Anyway, you know, it's funny how things go round and around, and the same people enter your life and come back out.

I don't know, I started this out with economics and we're still struggling with that, but --

I've tried seining and shrimp fishing, and tendering and boat building, and logging and stevedoring.

You've gotta do whatever you can to make it around a place like this because it's, you know, it's kind of a marginal area as far as economics goes, so far.

Although I see the tourist industry getting pretty strong here, and maybe that'll stabilize everything to the area's eventual -- blandness, maybe?

I got my feelings about that too, but commercial fisheries have been interesting and -- maybe Clem would say something about commercial fishing, I don't know but his --

back to economics because I happen to be halibut fishing in the right few years, three out of the five years for -- the mor --

well, you know, there's a moratorium on new entrants into the fishery and then they went limited entry or -- it went to IFQ's - individual fisheries quota's.
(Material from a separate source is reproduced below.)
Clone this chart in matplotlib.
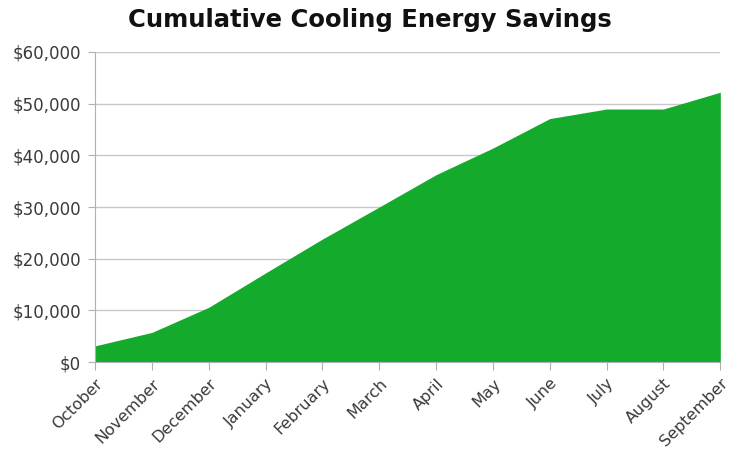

I got a certain number of pounds for having caught fish that first year.

You know, thanks goodness. I think we caught 12,000 pounds on our first opener and I never caught as much since then in the 5, 6, 7 years I've fished.

It ended up being an IFQ share that I've since sold and turned into other things and got back on to land-based deals.

And I'm building a boat now.

And as boat builder, I think the economics are maybe more stable but I don't have to go to sea.

AUDIENCE MEMBER: Better get another job. DAVE SEAMAN: Anyway, for what that's worth.